The print and online campaign includes multi-product ads as well as standalone ads for four products: Intel's Centrino mobile technology, Pentium 4 processor with hyperthreading for desktops and the Itanium 2 and Xeon processors for servers. Havas' Euro RSCG MVBMS, New York, created the ads.

"The idea of the ads is summed up by the first ad: Intel technology is the key ingredient for business success," Mr. Connolly said. "These are our core and leadership brands for desktops, laptops and work stations."

This breaking campaign is just one more initiative in Intel's marketing portfolio. Centrino technology ads under the "Unwire" banner have been running for about a year as part of a $300 million campaign. Intel also continues its successful Intel Inside branding program. Today Intel Inside means more brands inside: Centrino, Pentium 4, Itanium or Xeon.

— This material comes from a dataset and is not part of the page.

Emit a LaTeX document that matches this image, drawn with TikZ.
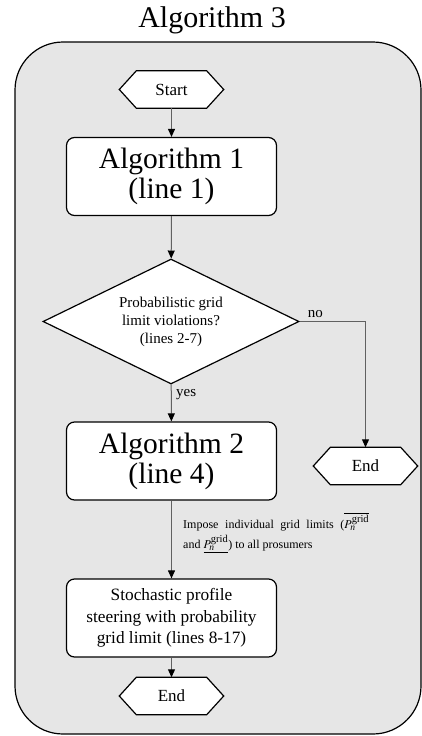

Jack Gold, analyst at Meta Group, said Intel has been good at handling its multiple messages, and even better at developing those different markets. "Intel needed to make the marketplace aware of the different chips and capabilities they have. ... Intel Inside alone wasn't enough."

It seems to be working, he said. Consumers looking for a mobile wireless solution tend to ask specifically for Centrino technology. Why? Because Intel spent millions in marketing dollars to link the Centrino brand with best-in-class mobile computing, Mr. Gold said.

creating demand

"Centrino got people thinking wireless and that's a big deal," Mr. Gold said. "People who buy a PC don't know what kind of processor is in there, but they know Centrino. ... Now it's hard for vendors building computers to say, `No, we'll go with AMD or another chip maker.' Customer demand fuels it, so there's pull through, too."

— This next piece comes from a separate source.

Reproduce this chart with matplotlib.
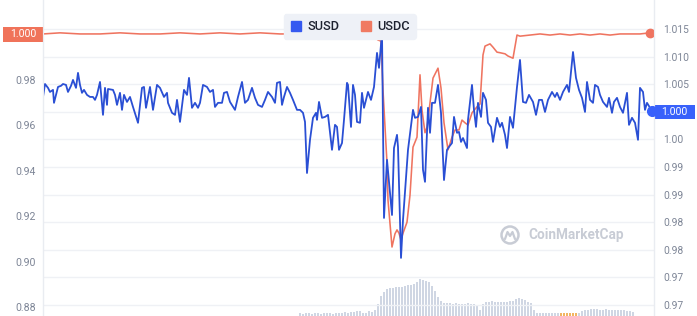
import numpy as np
import matplotlib
matplotlib.use("Agg")
import matplotlib.pyplot as plt
from matplotlib.lines import Line2D
from matplotlib.patches import Rectangle, Ellipse

# ---------------- data (time in chart steps) ----------------
susd_t = [0, 2, 5, 7, 10, 11, 13, 15, 18, 20, 23, 25, 28, 30, 33, 35, 37, 39, 41, 44, 47, 50, 52, 54, 57,
          60, 62, 64, 65, 70, 72, 74, 77, 79, 81, 84, 87, 90, 95, 99, 101, 103, 107, 110, 114, 117, 121,
          124, 125, 129, 132, 134, 137, 141, 144, 146, 149, 152, 155,
          157, 160, 164, 167, 170, 172, 175, 179, 181, 184, 187, 192, 195, 199, 202, 205, 209, 212, 215,
          219, 222, 225, 229, 232, 234, 237, 239, 241, 244, 247, 250, 254, 257, 260, 262, 264, 267, 270,
          273, 274, 276, 279, 282, 285, 289, 292, 294, 296, 299, 301, 304, 305, 308, 310, 312, 314, 317,
          319, 321, 325, 328, 331, 334, 336, 339, 341, 344, 349, 351, 354, 355, 358, 360, 365, 370, 372,
          375, 378, 380, 382, 385, 387, 389, 392, 395, 398, 401, 404, 406, 409, 411, 414, 416, 418, 420,
          424, 425, 429, 431, 433, 435, 438, 440, 443, 445, 448, 450, 454, 457, 459, 462, 464, 467, 470,
          474, 477, 480, 483, 486, 490, 493, 496, 499, 502, 505, 509, 512, 514, 517, 520, 524, 526, 530,
          533, 536, 539, 542, 544, 547, 550, 552, 555, 557, 560, 564, 566, 569, 571, 574, 577, 580, 584,
          586, 589, 592, 595, 597, 600, 602, 604, 607, 609]
susd = [0.9725, 0.9782, 0.9765, 0.9747, 0.9756, 0.9699, 0.9734, 0.9769, 0.9774, 0.9782, 0.9778, 0.9747,
        0.9774, 0.9800, 0.9765, 0.9831, 0.9778, 0.9743, 0.9756, 0.9734, 0.9725, 0.9725, 0.9712, 0.9734,
        0.9791, 0.9646, 0.9765, 0.9690, 0.9760, 0.9756, 0.9734, 0.9690, 0.9743, 0.9668, 0.9734, 0.9703,
        0.9725, 0.9681, 0.9611, 0.9765, 0.9769, 0.9677, 0.9769, 0.9668, 0.9778, 0.9765, 0.9725, 0.9743,
        0.9699, 0.9655, 0.9646, 0.9712, 0.9615, 0.9756, 0.9734, 0.9809, 0.9677, 0.9699, 0.9677,
        0.9699, 0.9778, 0.9769, 0.9747, 0.9756, 0.9681, 0.9699, 0.9699, 0.9743, 0.9747, 0.9703, 0.9668,
        0.9725, 0.9791, 0.9699, 0.9712, 0.9765, 0.9721, 0.9690, 0.9681, 0.9712, 0.9747, 0.9725, 0.9699,
        0.9787, 0.9791, 0.9690, 0.9725, 0.9769, 0.9743, 0.9712, 0.9668, 0.9668, 0.9655, 0.9615, 0.9390,
        0.9536, 0.9633, 0.9655, 0.9624, 0.9703, 0.9633, 0.9637, 0.9646, 0.9492, 0.9602, 0.9593, 0.9492,
        0.9522, 0.9624, 0.9787, 0.9778, 0.9593, 0.9778, 0.9734, 0.9615, 0.9611, 0.9743, 0.9677, 0.9747,
        0.9712, 0.9769, 0.9919, 0.9853, 1.0007, 0.9192, 0.9448, 0.9205, 0.9500, 0.9558, 0.9505, 0.9016,
        0.9183, 0.9492, 0.9668, 0.9633, 0.9637, 0.9681, 0.9404, 0.9351, 0.9677, 0.9567, 0.9699, 0.9699,
        0.9778, 0.9655, 0.9359, 0.9492, 0.9505, 0.9522, 0.9637, 0.9567, 0.9571, 0.9527, 0.9544, 0.9500,
        0.9624, 0.9778, 0.9668, 0.9593, 0.9699, 0.9637, 0.9743, 0.9712, 0.9611, 0.9593, 0.9527, 0.9633,
        0.9593, 0.9611, 0.9558, 0.9500, 0.9637, 0.9589, 0.9769, 0.9888, 0.9703, 0.9699, 0.9734, 0.9703,
        0.9646, 0.9712, 0.9712, 0.9659, 0.9712, 0.9747, 0.9725, 0.9743, 0.9712, 0.9747, 0.9778, 0.9747,
        0.9923, 0.9809, 0.9756, 0.9721, 0.9659, 0.9791, 0.9712, 0.9699, 0.9778, 0.9769, 0.9734, 0.9703,
        0.9681, 0.9721, 0.9655, 0.9703, 0.9721, 0.9681, 0.9655, 0.9743, 0.9602, 0.9633, 0.9611, 0.9536,
        0.9765, 0.9747, 0.9668, 0.9699, 0.9677, 0.9663]

usdc_t = [0, 17, 37, 57, 77, 97, 117, 137, 157, 177, 197, 217, 237, 257, 262, 265, 277, 297, 312, 325,
          329, 333, 335, 338, 340, 344, 345, 349, 352, 354, 356, 358, 360, 364, 367, 370, 374, 377, 379,
          382, 384, 387, 390, 395, 398, 401, 405, 409, 412, 416, 419, 422, 425, 429, 434, 437, 440, 442,
          447, 450, 454, 457, 462, 465, 470, 474, 477, 487, 497, 507, 517, 527, 537, 547, 557, 567, 577,
          587, 597, 607]
usdc = [1.0141, 1.0143, 1.0141, 1.0141, 1.0143, 1.0141, 1.0141, 1.0143, 1.0141, 1.0143, 1.0141, 1.0143,
        1.0141, 1.0141, 1.0139, 1.0141, 1.0143, 1.0141, 1.0141, 1.0143, 1.0141, 1.0134, 1.0130, 1.0128,
        1.0039, 0.9907, 0.9840, 0.9755, 0.9779, 0.9786, 0.9780, 0.9768, 0.9780, 0.9800, 0.9849, 0.9936,
        0.9954, 1.0067, 1.0003, 0.9962, 0.9972, 1.0016, 1.0061, 1.0079, 1.0043, 0.9980, 0.9931, 0.9954,
        0.9967, 0.9967, 0.9985, 0.9980, 0.9976, 0.9998, 1.0009, 1.0014, 1.0103, 1.0119, 1.0123, 1.0117,
        1.0108, 1.0107, 1.0105, 1.0101, 1.0097, 1.0139, 1.0137, 1.0139, 1.0141, 1.0139, 1.0141, 1.0139,
        1.0141, 1.0139, 1.0141, 1.0139, 1.0141, 1.0141, 1.0141, 1.0143]

volume = [3, 2, 3, 3, 2, 3, 3, 2, 3, 3, 3, 2, 3, 3, 3, 4, 3, 4, 4, 5, 5, 3, 3, 5, 4, 6,
          12, 20, 24, 27, 28, 28, 29, 29, 29, 30, 31, 31, 32, 34, 37, 36, 35, 34, 30, 25, 19,
          15, 13, 13, 13, 12, 13, 12, 12, 12, 13, 12, 12, 10, 6, 12, 14, 14, 15, 14, 14, 14, 14,
          14, 15, 15, 17, 18, 17, 16, 14, 13, 6, 3, 3, 3, 3, 3, 3, 3, 3, 3, 3, 3, 3, 3, 3, 3,
          5, 6, 6, 7, 7, 7, 6, 6, 7, 6, 6, 6, 6, 6, 6, 5, 5, 4]
volume_t0 = 257
volume_step = 3
volume_orange_range = (517, 534)

left_ticks = [0.88, 0.90, 0.92, 0.94, 0.96, 0.98]
right_ticks = [0.965, 0.970, 0.975, 0.980, 0.985, 0.990, 0.995, 1.000, 1.005, 1.010, 1.015]
right_labels = ["0.97", "0.97", "0.98", "0.98", "0.99", "0.99", "1.00", "", "1.005", "1.010", "1.015"]
series_names = ["SUSD", "USDC"]
usdc_badge = "1.000"
susd_badge = "1.000"

# ---------------- style ----------------
BLUE = "#2a4fd4"
ORANGE = "#ef7460"
GRID = "#eff1f5"
TICK = "#7d8596"
FONT = ["Roboto", "DejaVu Sans"]
plt.rcParams["font.family"] = FONT

W, H = 697, 316
fig = plt.figure(figsize=(W / 100, H / 100), dpi=100)
fig.patch.set_facecolor("white")
rect = [43 / W, 0, 611 / W, 1]

ax = fig.add_axes(rect)
axr = ax.twinx()
axv = ax.twinx()

axv.set_zorder(0)
axr.set_zorder(1)
ax.set_zorder(2)
ax.patch.set_visible(False)
axr.patch.set_visible(False)
axv.patch.set_facecolor("white")

ax.set_xlim(0, 611)
ax.set_ylim(0.876, 1.0152)
axr.set_ylim(0.963, 1.02025)
axv.set_ylim(0, 320)

# volume bars
vt = np.arange(len(volume)) * volume_step + volume_t0
vcol = ["#f2b561" if volume_orange_range[0] <= t <= volume_orange_range[1] else "#cfd6e3" for t in vt]
axv.bar(vt, volume, width=1.4, color=vcol, linewidth=0)
axv.set_yticks([])

# grid on right-axis ticks
axr.set_yticks(right_ticks)
axr.set_yticklabels(right_labels)
axr.grid(True, axis="y", color=GRID, linewidth=1.0)
axr.set_axisbelow(True)
axr.tick_params(axis="y", length=0, pad=6.5, labelsize=7.4, labelcolor=TICK)

ax.set_yticks(left_ticks)
ax.set_yticklabels([f"{v:.2f}" for v in left_ticks])
ax.tick_params(axis="y", length=0, pad=5, labelsize=7.6, labelcolor=TICK)
ax.set_xticks([])

for a in (ax, axr, axv):
    for s in ("top", "bottom"):
        a.spines[s].set_visible(False)
    for s in ("left", "right"):
        a.spines[s].set_color("#e9ecf1")
        a.spines[s].set_linewidth(0.8)

# lines
axr.plot(usdc_t, usdc, color=ORANGE, linewidth=1.15, solid_joinstyle="round")
axr.plot([usdc_t[-1]], [usdc[-1]], "o", color=ORANGE, markersize=6, zorder=5)
ax.plot(susd_t, susd, color=BLUE, linewidth=1.3, solid_joinstyle="round")
ax.plot([susd_t[-1]], [susd[-1]], "o", color="#3861fb", markersize=7, zorder=5, clip_on=False)

# badges
ax_l = fig.add_axes([3 / W, (H - 41.5) / H, 40 / W, 15 / H])
ax_l.set_axis_off()
ax_l.add_patch(Rectangle((0, 0), 1, 1, facecolor="#f0735a", edgecolor="none", transform=ax_l.transAxes))
ax_l.text(0.5, 0.47, usdc_badge, color="white", fontsize=7.6, ha="center", va="center", transform=ax_l.transAxes)

ax_r = fig.add_axes([654 / W, (H - 118.5) / H, 41 / W, 14 / H])
ax_r.set_axis_off()
ax_r.add_patch(Rectangle((0, 0), 1, 1, facecolor="#3861fb", edgecolor="none", transform=ax_r.transAxes))
ax_r.text(0.5, 0.47, susd_badge, color="white", fontsize=7.6, ha="center", va="center", transform=ax_r.transAxes)

# legend
handles = [Line2D([], [], marker="s", linestyle="none", markersize=7.5, markerfacecolor=c, markeredgecolor=c)
           for c in ("#3559f0", "#f07a62")]
leg = ax.legend(handles, series_names, loc="upper center", bbox_to_anchor=(0.502, 0.975), ncol=2,
                frameon=True, fontsize=9.2, handletextpad=0.4, columnspacing=1.6, borderpad=0.45,
                handlelength=1.0, fancybox=True)
leg.get_frame().set_facecolor("#eef1f7")
leg.get_frame().set_edgecolor("#eef1f7")
leg.get_frame().set_alpha(1)
for txt in leg.get_texts():
    txt.set_color("#1e2230")
    txt.set_fontweight("medium")

# watermark
wm_color = "#c8ccd5"
fig.text(528 / W, 1 - 235 / H, "CoinMarketCap", color=wm_color, fontsize=9.8, fontweight="bold",
         ha="left", va="center", family=FONT, zorder=10)
cx, cy = 510, 235
fig.add_artist(Ellipse((cx / W, 1 - cy / H), 17 / W, 17 / H, transform=fig.transFigure, fill=False,
                       edgecolor=wm_color, linewidth=1.8))
wave_x = [cx - 5, cx - 2.5, cx, cx + 2.5, cx + 5]
wave_y = [cy + 4, cy - 3, cy + 1, cy - 3, cy + 4]
fig.add_artist(Line2D([x / W for x in wave_x], [1 - y / H for y in wave_y], transform=fig.transFigure,
                      color=wm_color, linewidth=1.6, solid_joinstyle="round", solid_capstyle="round"))

fig.savefig("out.png", dpi=100)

Intel holds an 83% share of the computer-chip market, with AMD running a distant second with about 15% in 2003, according to Mercury Research.

The campaign is specifically targeted at IT professionals and C-level executives with a tale of high performance from mobile device to desktop to server. Ads will run in general business publications including The Wall Street Journal, Fortune, Business Week and Wired, as well as targeted titles such as CIO and eWeek.

Special publishing promotions will run in Forbes' June 21 issue with a special Wi-Fi themed editorial pullout section, and in Conde Nast Traveler`s May issue with a 20-page Wi-Fi booklet on how the technology is changing the face of travel.